In Dublin Mr Johnson reaffirmed his stated ambition to achieve a new deal for Britain to leave the EU and reiterated his commitment that Britain would leave the European Union on the October 31.

“I want to find a deal. I want to get a deal. Like you I have looked carefully at a no deal,” the British Prime Minister said. “Yes, of course, we could do it but be in no doubt that would be a failure of statecraft for which we would all be responsible,” he added.

Mr Johnson also reaffirmed Britain’s “unshakeable” commitment to the Good Friday agreement which brought an end to sectarian violence in Northern Ireland and said he would ensure unchecked movement on the border between Ireland and Northern Ireland.

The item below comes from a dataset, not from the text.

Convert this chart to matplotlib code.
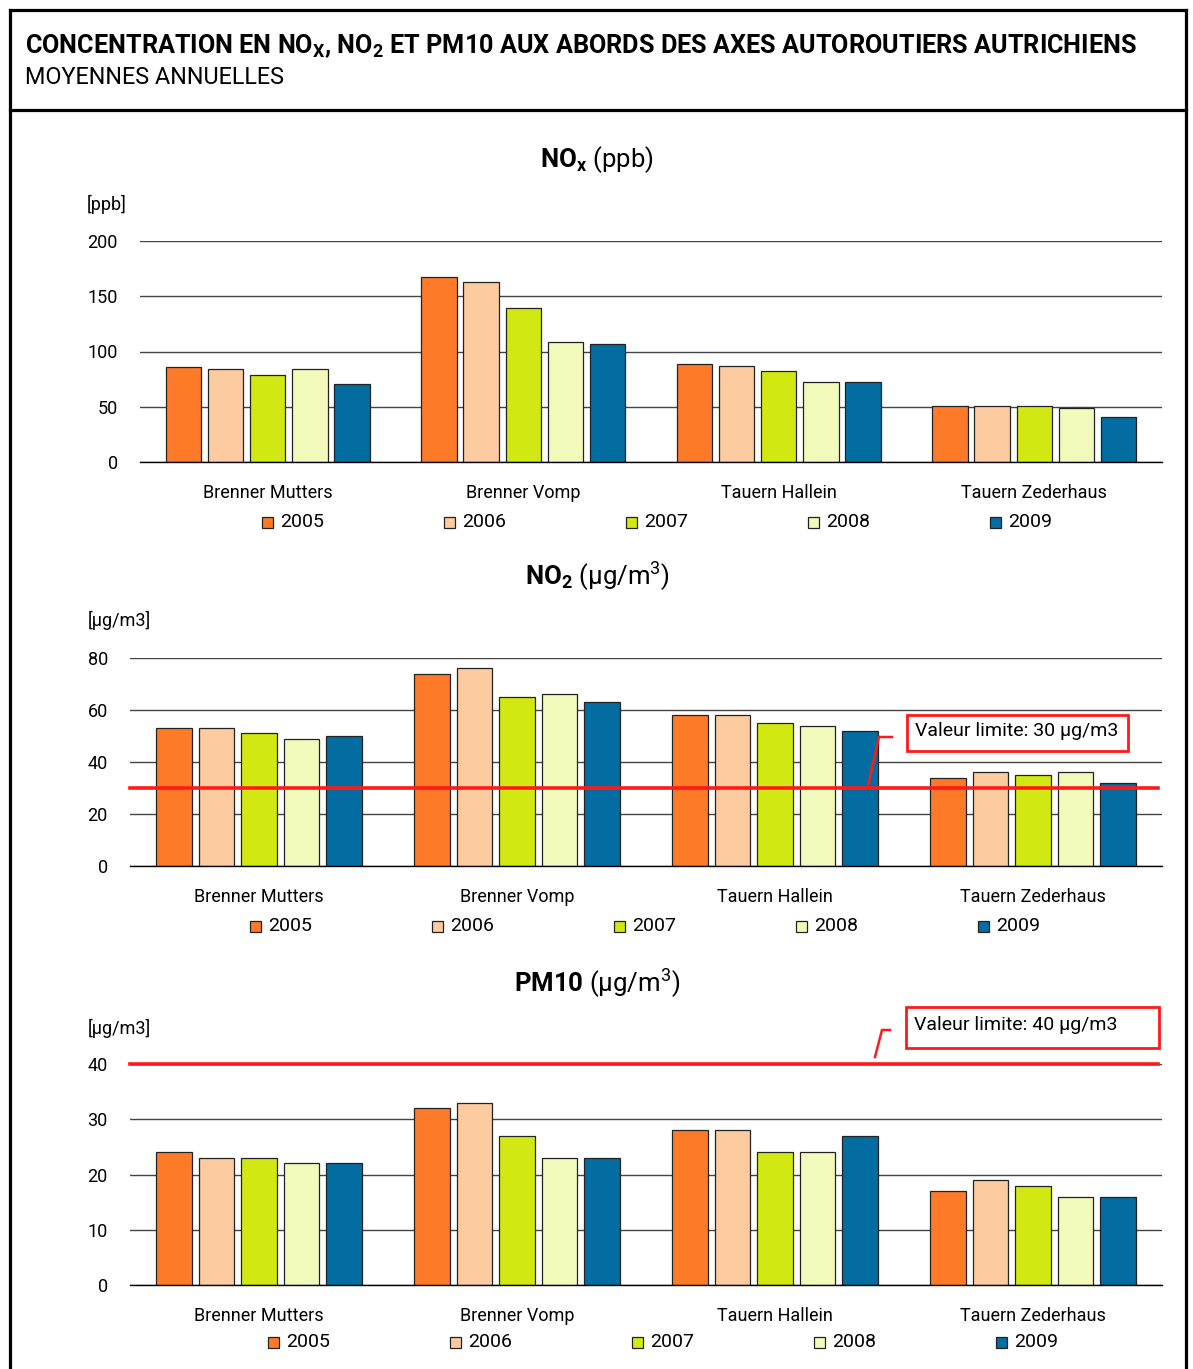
import matplotlib
matplotlib.use("Agg")
import matplotlib.pyplot as plt
from matplotlib.patches import Rectangle
from matplotlib.lines import Line2D

FONT = 'Roboto'
plt.rcParams['font.family'] = [FONT, 'DejaVu Sans']
plt.rcParams['mathtext.fontset'] = 'custom'
plt.rcParams['mathtext.rm'] = FONT
plt.rcParams['mathtext.bf'] = FONT + ':bold'
plt.rcParams['mathtext.it'] = FONT + ':italic'

# ---------------- data ----------------
categories = ["Brenner Mutters", "Brenner Vomp", "Tauern Hallein", "Tauern Zederhaus"]
years = ["2005", "2006", "2007", "2008", "2009"]
colors = ["#FD7B28", "#FDCBA0", "#D2E812", "#F1FABA", "#036DA2"]

nox_2005 = [86, 167, 89, 51]
nox_2006 = [84, 163, 87, 51]
nox_2007 = [79, 139, 82, 51]
nox_2008 = [84, 109, 72, 49]
nox_2009 = [71, 107, 72, 41]

no2_2005 = [53, 74, 58, 34]
no2_2006 = [53, 76, 58, 36]
no2_2007 = [51, 65, 55, 35]
no2_2008 = [49, 66, 54, 36]
no2_2009 = [50, 63, 52, 32]

pm10_2005 = [24, 32, 28, 17]
pm10_2006 = [23, 33, 28, 19]
pm10_2007 = [23, 27, 24, 18]
pm10_2008 = [22, 23, 24, 16]
pm10_2009 = [22, 23, 27, 16]

nox_ticks = [0, 50, 100, 150, 200]
no2_ticks = [0, 20, 40, 60, 80]
pm10_ticks = [0, 10, 20, 30, 40]

no2_limit = 30
pm10_limit = 40

# ---------------- layout ----------------
W, H = 1193, 1369
fig = plt.figure(figsize=(W / 100, H / 100), dpi=100)
renderer = fig.canvas.get_renderer()


def fx(x):
    return x / W


def fy(y):
    return 1 - y / H


def ftext(x, y, s, **kw):
    return fig.text(fx(x), fy(y), s, **kw)


def fit(t, target_px):
    for _ in range(3):
        w = t.get_window_extent(renderer=renderer).width
        if w > 0:
            t.set_fontsize(t.get_fontsize() * target_px / w)


def add_axes_px(x0, x1, ytop, ybot):
    return fig.add_axes([fx(x0), fy(ybot), (x1 - x0) / W, (ybot - ytop) / H])


# outer frame
frame_lw = 2.3
fig.add_artist(Line2D([fx(10), fx(10)], [fy(10), fy(1369)], color='black', lw=frame_lw))
fig.add_artist(Line2D([fx(1186), fx(1186)], [fy(10), fy(1369)], color='black', lw=frame_lw))
fig.add_artist(Line2D([fx(10), fx(1186)], [fy(10), fy(10)], color='black', lw=frame_lw))
fig.add_artist(Line2D([fx(10), fx(1186)], [fy(110), fy(110)], color='black', lw=frame_lw))

t = ftext(25, 46, r"CONCENTRATION EN NO$_\mathbf{X}$, NO$_\mathbf{2}$ ET PM10 AUX ABORDS DES AXES AUTOROUTIERS AUTRICHIENS",
          fontsize=16, fontweight='bold', va='center', ha='left')
fit(t, 1113)
t = ftext(25, 78, "MOYENNES ANNUELLES", fontsize=16, va='center', ha='left')
fit(t, 259)


def panel(series, ticks, box, title, title_y, unit, unit_xy, leg_x0, leg_y, limit=None, limit_box=None):
    x0, x1, ytop, ybot = box
    ax = add_axes_px(x0, x1, ytop, ybot)
    n = len(series)
    step = 0.165
    width = 0.138
    for j, (vals, col, yr) in enumerate(zip(series, colors, years)):
        xs = [i + (j - (n - 1) / 2) * step for i in range(len(categories))]
        ax.bar(xs, vals, width=width, color=col, edgecolor='#222222', linewidth=0.9, zorder=3, label=yr)
    ax.set_xlim(-0.5, len(categories) - 0.5)
    ax.set_ylim(ticks[0], ticks[-1])
    ax.set_yticks(ticks)
    ax.set_xticks(range(len(categories)))
    ax.set_xticklabels(categories, fontsize=13)
    ax.tick_params(axis='x', length=0, pad=16)
    ax.tick_params(axis='y', length=0, pad=16, labelsize=13)
    for s in ['top', 'right', 'left']:
        ax.spines[s].set_visible(False)
    ax.spines['bottom'].set_color('black')
    ax.spines['bottom'].set_linewidth(1.0)
    ax.spines['bottom'].set_zorder(4)
    ax.yaxis.grid(True, color='#444444', linewidth=1.0, zorder=0)
    ax.set_axisbelow(True)
    ftext(597, title_y, title, fontsize=18.5, ha='center', va='center')
    ftext(unit_xy[0], unit_xy[1], unit, fontsize=13, ha='left', va='center')
    for j, (col, yr) in enumerate(zip(colors, years)):
        lx = leg_x0 + j * 182
        fig.add_artist(Rectangle((fx(lx), fy(leg_y + 6)), 11 / W, 11 / H, transform=fig.transFigure,
                                 facecolor=col, edgecolor='#222222', linewidth=0.9))
        ftext(lx + 18, leg_y, yr, fontsize=14, ha='left', va='center')
    if limit is not None:
        ax.axhline(limit, xmax=0.996, color='#FF1A1A', linewidth=2.6, zorder=5, clip_on=False)
        (bx0, bx1, by0, by1, lead, txt) = limit_box
        fig.add_artist(Rectangle((fx(bx0), fy(by1)), (bx1 - bx0) / W, (by1 - by0) / H, transform=fig.transFigure,
                                 facecolor='white', edgecolor='#FF1A1A', linewidth=2.0))
        ftext(bx0 + 8, (by0 + by1) / 2 - 2, txt, fontsize=14, ha='left', va='center')
        xs_l = [fx(p[0]) for p in lead]
        ys_l = [fy(p[1]) for p in lead]
        fig.add_artist(Line2D(xs_l, ys_l, color='#FF1A1A', lw=1.8))
    return ax


nox = [nox_2005, nox_2006, nox_2007, nox_2008, nox_2009]
no2 = [no2_2005, no2_2006, no2_2007, no2_2008, no2_2009]
pm10 = [pm10_2005, pm10_2006, pm10_2007, pm10_2008, pm10_2009]

panel(nox, nox_ticks, (140, 1162, 241, 462), r"$\mathbf{NO_x}$ (ppb)", 160, "[ppb]", (87, 204), 262, 522)
panel(no2, no2_ticks, (130, 1162, 658, 866), r"$\mathbf{NO_2}$ (µg/m$^\mathregular{3}$)", 576, "[µg/m3]", (88, 620),
      250, 926, limit=no2_limit,
      limit_box=(907, 1128, 715, 751, [(868, 786), (879, 737), (892, 737)], "Valeur limite: 30 µg/m3"))
panel(pm10, pm10_ticks, (130, 1162, 1064, 1285), r"$\mathbf{PM10}$ (µg/m$^\mathregular{3}$)", 983, "[µg/m3]", (88, 1028),
      268, 1342, limit=pm10_limit,
      limit_box=(906, 1159, 1007, 1048, [(875, 1057), (882, 1030), (890, 1030)], "Valeur limite: 40 µg/m3"))

fig.savefig("out.png", dpi=100)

For his part, Mr Varadkar welcomed the British prime minister as a “friend and an ally” but said he did not expect an immediate breakthrough on Brexit with the UK. Mr Johnson also stressed that he did not expect to leave Dublin with an agreement on Monday.

The Irish leader said the Brexit deal hammered out by Mr Johnson’s predecessor Theresa May remained the best way of avoiding a no-deal Brexit. “We cannot agree to the replacement of a legal guarantee with a promise,” Mr Varadkar said.

He added that Ireland was open to hearing different arrangements to resolve the thorny issue of the Northern Irish backstop but explained he had not “received a viable alternative”.

The Republic of Ireland, which sits on the opposite side of the UK’s only overland border, is expected to take the brunt of post-Brexit economic disruption outside of Britain.

A renegotiation of the Northern Irish backstop has become the linchpin of Mr Johnson’s stated ambition of securing a deal for Britain to leave the EU.

At the close of Mr Johnson’s discussions with the Irish prime minister the pair issued a joint statement indicating the discussions had been constructive but ultimately inconclusive.

Number 10 has said while parliament is suspended that the government’s Brexit negotiations will continue.

With the last two frenetic weeks in Westminster leading to political casualties on both sides, key Brexit player speaker John Bercow has said he will stand down ahead by October 31 if no election is called for before then.